While some Athenians debauched themselves in the many (and obligingly varied) brothel districts, others, notably Perikles, were famously austere. This Olympian’s kicks, it seems, were satisfied by the philosophical conversation of Anaxagoras and Sokrates, by drama (as a young man he produced Aeschylus), and by his clever courtesan Aspasia. His energies were dedicated to raising monumental structures on the Athenian skyline: the Propylaia, perhaps too the Erechtheion, the Temple of Athena Nike. And above all Athena’s Parthenon, decorated green, blue, gold – dazzling like a peacock.

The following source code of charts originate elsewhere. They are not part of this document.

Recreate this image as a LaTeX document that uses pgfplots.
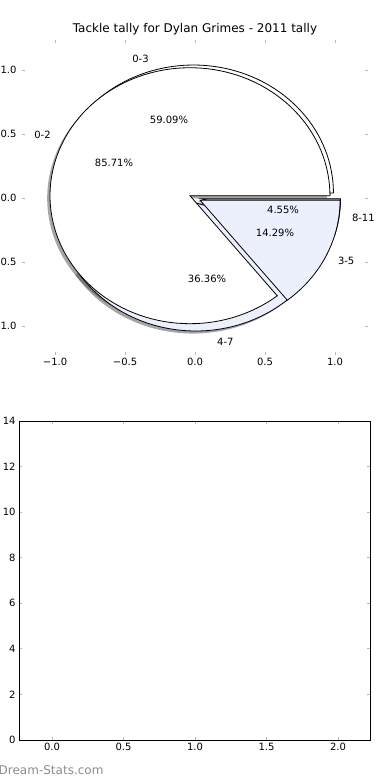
\documentclass[border=0pt]{standalone}
\usepackage{pgfplots}
\pgfplotsset{compat=1.18}
\usepackage{fontspec}
\setmainfont{DejaVu Sans}
\definecolor{lblue}{RGB}{235,240,252}
\definecolor{tickgray}{RGB}{185,185,185}
\pgfplotsset{
  /pgf/number format/assume math mode=true,
  wedge/.style={draw=black, line width=0.8bp, line join=miter, samples=120},
  shadow/.style={draw=none, fill=black!70, fill opacity=0.5, samples=120},
}
\begin{document}
\begin{tikzpicture}[x=1bp,y=1bp]
\useasboundingbox (0,0) rectangle (390,780);
% ---------------- pie axis ----------------
\begin{axis}[
  at={(22bp,425bp)}, anchor=south west,
  scale only axis, width=346bp, height=315bp,
  xmin=-1.236, xmax=1.2357, ymin=-1.227, ymax=1.234,
  axis line style={draw=none},
  tick align=inside, major tick length=3bp,
  tick style={draw=tickgray, line width=0.8bp},
  xtick={-1,-0.5,0,0.5,1}, xticklabels={−1.0,−0.5,0.0,0.5,1.0},
  ytick={-1,-0.5,0,0.5,1}, yticklabels={−1.0,−0.5,0.0,0.5,1.0},
  tick label style={font=\fontsize{10bp}{12bp}\selectfont},
  yticklabel style={xshift=-2bp},
  clip=false,
]
% shadows (offset -0.02,-0.02)
\addplot[shadow, domain=0:212.727] ({-0.03127+cos(x)},{0.01838+sin(x)}) -- (axis cs:-0.03127,0.01838) -- cycle;
\addplot[shadow, domain=212.727:343.636] ({-0.01431+cos(x)},{-0.05959+sin(x)}) -- (axis cs:-0.01431,-0.05959) -- cycle;
\addplot[shadow, domain=343.636:360] ({0.01959+cos(x)},{-0.02569+sin(x)}) -- (axis cs:0.01959,-0.02569) -- cycle;
\addplot[shadow, domain=0:308.571] ({-0.05604+cos(x)},{-0.00264+sin(x)}) -- (axis cs:-0.05604,-0.00264) -- cycle;
\addplot[shadow, domain=308.571:360] ({0.01604+cos(x)},{-0.03736+sin(x)}) -- (axis cs:0.01604,-0.03736) -- cycle;
% pie 1: 0-3 (13), 4-7 (8), 8-11 (1)
\addplot[wedge, fill=white, domain=0:212.727] ({-0.01127+cos(x)},{0.03838+sin(x)}) -- (axis cs:-0.01127,0.03838) -- cycle;
\addplot[wedge, fill=lblue, domain=212.727:343.636] ({0.00569+cos(x)},{-0.03959+sin(x)}) -- (axis cs:0.00569,-0.03959) -- cycle;
\addplot[wedge, fill=black!45, domain=343.636:360] ({0.03959+cos(x)},{-0.00569+sin(x)}) -- (axis cs:0.03959,-0.00569) -- cycle;
% pie 2: 0-2 (12), 3-5 (2)
\addplot[wedge, fill=white, domain=0:308.571] ({-0.03604+cos(x)},{0.01736+sin(x)}) -- (axis cs:-0.03604,0.01736) -- cycle;
\addplot[wedge, fill=lblue, domain=308.571:360] ({0.03604+cos(x)},{-0.01736+sin(x)}) -- (axis cs:0.03604,-0.01736) -- cycle;
% labels
\begin{scope}[every node/.style={font=\fontsize{10bp}{12bp}\selectfont, inner sep=0pt}]
\node[anchor=east] at (axis cs:-0.33,1.09) {0-3};
\node[anchor=east] at (axis cs:-1.03,0.49) {0-2};
\node[anchor=west] at (axis cs:1.12,-0.156) {8-11};
\node[anchor=west] at (axis cs:1.02,-0.49) {3-5};
\node[anchor=west] at (axis cs:0.157,-1.125) {4-7};
\node at (axis cs:-0.186,0.61) {59.09\%};
\node at (axis cs:-0.579,0.273) {85.71\%};
\node at (axis cs:0.086,-0.633) {36.36\%};
\node at (axis cs:0.629,-0.094) {4.55\%};
\node at (axis cs:0.571,-0.273) {14.29\%};
\end{scope}
\end{axis}
% ---------------- empty axis ----------------
\begin{axis}[
  at={(19bp,40bp)}, anchor=south west,
  scale only axis, width=351bp, height=319bp,
  xmin=-0.231, xmax=2.224, ymin=0, ymax=14,
  axis line style={draw=black, line width=0.8bp},
  tick align=inside, major tick length=3bp,
  tick style={draw=tickgray, line width=0.8bp},
  xtick={0,0.5,1,1.5,2}, xticklabels={0.0,0.5,1.0,1.5,2.0},
  ytick={0,2,4,6,8,10,12,14},
  tick label style={font=\fontsize{10bp}{12bp}\selectfont},
]
\end{axis}
\node[anchor=base, font=\fontsize{12bp}{14bp}\selectfont] at (195,747) {Tackle tally for Dylan Grimes - 2011 tally};
\node[anchor=base west, inner sep=0pt, text=black!45, font=\fontsize{12bp}{14bp}\selectfont] at (-1.5,5) {Dream-Stats.com};
\end{tikzpicture}
\end{document}
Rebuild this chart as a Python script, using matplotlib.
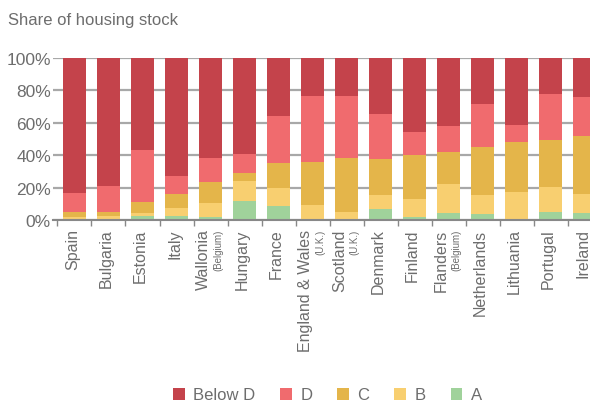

Travelling around Athens today it is still hard to escape the Parthenon. Gleaming at dawn, shadowing at twilight, it is always there, a double exposure on an old-fashioned photograph. Plutarch, writing 500 years after the Periklean building programme, marvels: ‘though built in a short time they have lasted for a very long time … in its perfection, each looks even at the present time as if it were fresh and newly built. … It is as if some ever-flowering life and unageing spirit had been infused into the creation of these works.’

But then flame burnt back the crops of democracy and empire. In 404 BC the Spartans, sometime allies but long-term enemies of the Athenians, toppled Athens’ famous city walls, took the Acropolis, and flute-girls, we are told, danced in the embers of an empire. There were shoots of regrowth. Orators such as Demosthenes ensured that Athens was a centre of excellence once more. Democracy was briefly restored. But with hindsight, these were just spasms in the Golden Age’s slow, lingering death. Perikles himself thought that Athens would be remembered because the city ‘ruled more Greeks than any other Greek state’. The Athenians weren’t consciously providing us with a robust, benign, egalitarian basis for our own modern democracies. Their inspiring, experimental society was volatile, often unforgiving, paradoxical. All qualities that enhance, rather than diminish, their achievements.

We do Athens best service if we remember the sweat and grime as well as the scent of violets; if we admit the struggle to create and maintain democratic politics, the graft in realizing world-class art. This was not a utopia. In all its complex delight and terror, in its sensuality and soulful philosophy, its rise and its fall, Golden Age Athens reminds us what it is to be human.